Lots of people in the construction industry have been talking about public-private partnerships recently. But many folks aren’t really sure what a PPP is, don’t understand the players and their roles, and may not recognize the risks and potential benefits.
PPPs have been used in the U.S. for more than 225 years in various forms, and include wildly successful and famous projects such as the Erie Canal, the Holland Tunnel, Grand Central Terminal, the Brooklyn Bridge, the New York subway and the Boston subway.
Fundamentally, PPPs consist of a contractual relationship between a public agency and a private entity (usually referred to as a “concessionaire”) with a purpose of delivering a service or facility for the use of the general public. Stated differently, the agency and the private entity jointly supply money to build, operate and maintain a public project, with both sides sharing the risks and rewards of project delivery.
Unlike the traditional government contracting scenario, in which the government appropriates money to procure the services of a contractor to build a project, the private entity’s investment results in balancing the risks. In consideration of taking on more risk, the concessionaire – for a certain term – obtains the revenue from the completed project.
There is some PPP activity in Oregon, but not much, which is likely due to a lack of investors and a lack of understanding of PPPs. But in a down economy, when contractors are struggling and agencies lack money to pay for infrastructure projects, PPPs can put contractors back to work.
In 2006, the Oregon Department of Transportation signed a PPP with a consortium of private-sector companies known as the Oregon Transportation Improvement Group to assess and possibly deliver new transportation infrastructure projects to Oregon.
More recently, Portland General Electric and ODOT entered into a PPP to create and operate a solar power plant for a “solar highway” project. This first-of-its-kind PPP produces solar energy during the day to illuminate the highway interchange from Interstate 5 to Interstate 205 south.
Typically, the concessionaire (usually a special purpose entity) will engage the various project participants, who may include lenders or investors, designers, a construction contractor or contractors, and a company to operate and maintain the completed project. The concessionaire is the equivalent of a “one-stop shop” so that an agency does not have to enter into separate agreements with – and manage – the various participants.
Concessionaire agreements are usually heavily negotiated to strike a fair deal that balances the risks and rewards to the agency, the public and the concessionaire.
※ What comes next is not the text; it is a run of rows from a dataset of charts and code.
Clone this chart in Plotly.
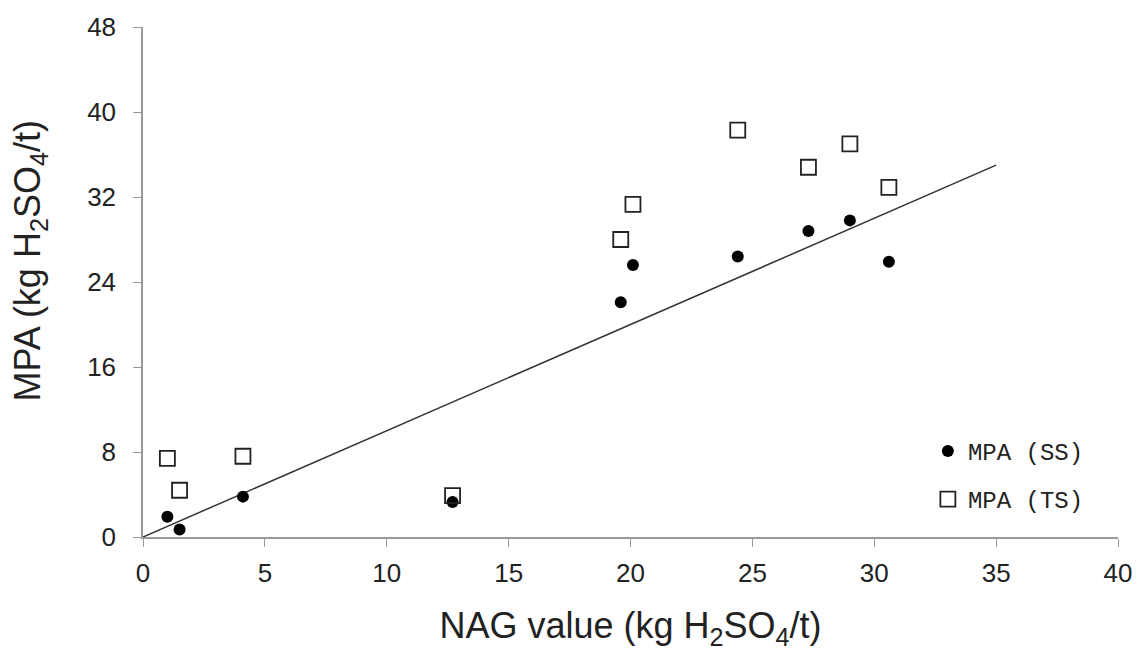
import plotly.graph_objects as go

nag = [1.0, 1.5, 4.1, 12.7, 19.6, 20.1, 24.4, 27.3, 29.0, 30.6]
mpa_ss = [1.9, 0.7, 3.8, 3.3, 22.1, 25.6, 26.4, 28.8, 29.8, 25.9]
mpa_ts = [7.4, 4.4, 7.6, 3.9, 28.0, 31.3, 38.3, 34.8, 37.0, 32.9]
line_x = [0, 35]
line_y = [0, 35]

fig = go.Figure()
fig.add_trace(go.Scatter(x=line_x, y=line_y, mode="lines",
                         line=dict(color="#333333", width=1.5), showlegend=False))
fig.add_trace(go.Scatter(x=nag, y=mpa_ss, mode="markers", name="MPA (SS)",
                         legendgroup="a",
                         marker=dict(symbol="circle", size=12, color="black")))
fig.add_trace(go.Scatter(x=nag, y=mpa_ts, mode="markers", name="MPA (TS)",
                         legendgroup="b",
                         marker=dict(symbol="square-open", size=15, color="#222222",
                                     line=dict(width=1.8))))

axis_font = dict(family="Liberation Sans, Arial", size=26, color="#222222")
title_font = dict(family="Liberation Sans, Arial", size=36, color="#222222")
fig.update_layout(
    width=1145, height=651,
    margin=dict(l=143, r=27, t=25, b=113),
    plot_bgcolor="white", paper_bgcolor="white",
    xaxis=dict(range=[0, 40], tickvals=list(range(0, 41, 5)), showgrid=False,
               zeroline=False, showline=True, linecolor="#999999", linewidth=1.5,
               ticks="outside", ticklen=8, tickcolor="#999999", tickfont=axis_font,
               ticklabelstandoff=4,
               title=dict(text="NAG value (kg H<sub>2</sub>SO<sub>4</sub>/t)",
                          font=title_font, standoff=26)),
    yaxis=dict(range=[0, 48], tickvals=list(range(0, 49, 8)), showgrid=False,
               zeroline=False, showline=True, linecolor="#999999", linewidth=1.5,
               ticks="outside", ticklen=8, tickcolor="#999999", tickfont=axis_font,
               ticklabelstandoff=12),
    annotations=[dict(text="MPA (kg H<sub>2</sub>SO<sub>4</sub>/t)", textangle=-90,
                      xref="paper", yref="paper", x=-0.116, y=0.542,
                      xanchor="center", yanchor="middle", showarrow=False,
                      font=title_font)],
    legend=dict(x=0.805, y=0.121, xanchor="left", yanchor="middle",
                font=dict(family="Liberation Mono, Courier New", size=24, color="#222222"),
                tracegroupgap=14, itemwidth=30, bgcolor="rgba(0,0,0,0)"),
)

fig.write_html("out.html")
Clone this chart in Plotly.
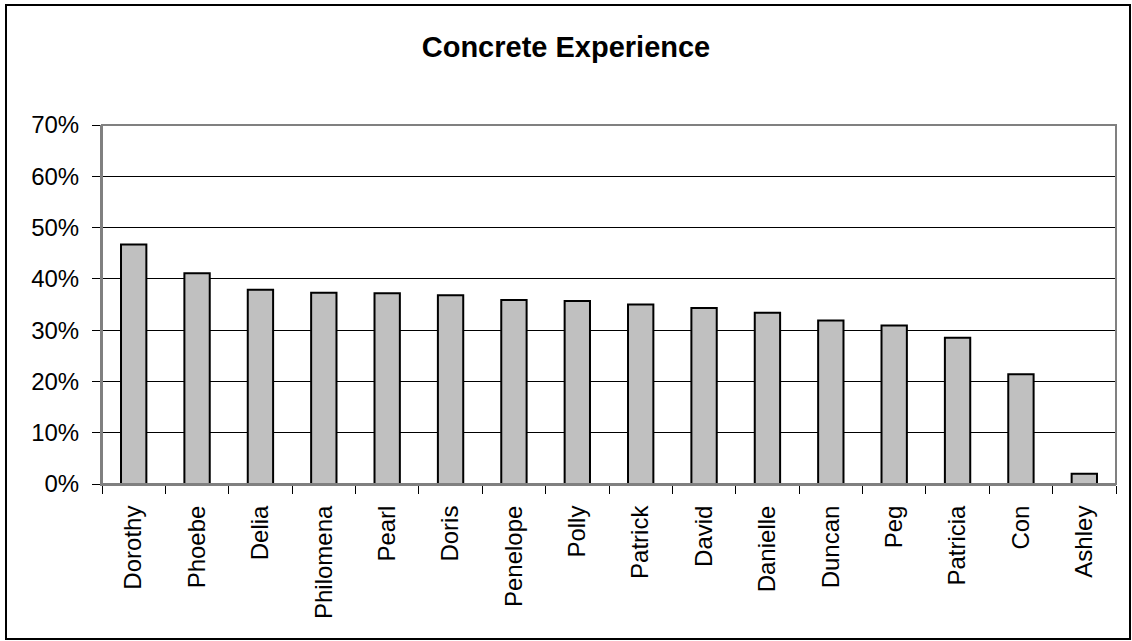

For example, while a state transportation agency may want to limit toll rate increases (to protect the public from an overreaching concessionaire), the project needs to be attractive enough for investors to earn a reasonable rate of return.
Another key provision is the term, which typically ranges in the U.S. from 25 to 99 years. Concessionaires will typically desire a longer term to realize the benefits of the initial capital investment over time. Moreover, the parties will need to consider what standards the concessionaire will be required to meet for project maintenance during the term. Those costs can vary significantly, depending on quality.
In addition, as in a real estate lease, the parties will need to consider in what condition the facility will be returned to the agency at the end of the term and what measures will be in place to guarantee that condition (e.g., surety or cash bonds). Other considerations include what happens if the concessionaire goes bankrupt and how the agency ensures that the concessionaire complies with existing and future environmental standards.
Oregon has some of the least restrictive PPP laws among the approximately 25 states that permit PPPs, which means there is room for more creative proposals. Although many of the design-build contractors involved in PPPs are large firms, it is not uncommon for medium-sized contractors to team up and create joint ventures to compete for this work. Even if smaller contractors are not privy to the concessionaire agreements, they (and trade subcontractors) have incentive to support PPPs because they present work opportunities in this down economy.
For concessionaire participants, rewards include financial gain, experience, good public relations (also for creating jobs) and a busy workforce. But the risks can be significant too – especially when the private partner initiates the proposal. Start-up investment costs used to convince an agency and/or specific politicians of the benefits and long-term viability of a proposed project may not be recouped.
By way of example, the proposed high-speed rail PPP project in Florida in 2010-11 attracted a number of national and international design-build contractors, some that established entities in Florida, hired personnel, entered into equipment purchase and rental agreements, and courted the agency for many months. Unfortunately, the project was terminated by Florida’s governor, who decided it was not in the state’s interest to proceed.
But for savvy, creative and well-connected investors and contractors who keep their eyes open to risks, public-private partnerships present a valuable alternative or supplement to standard procurement contracting.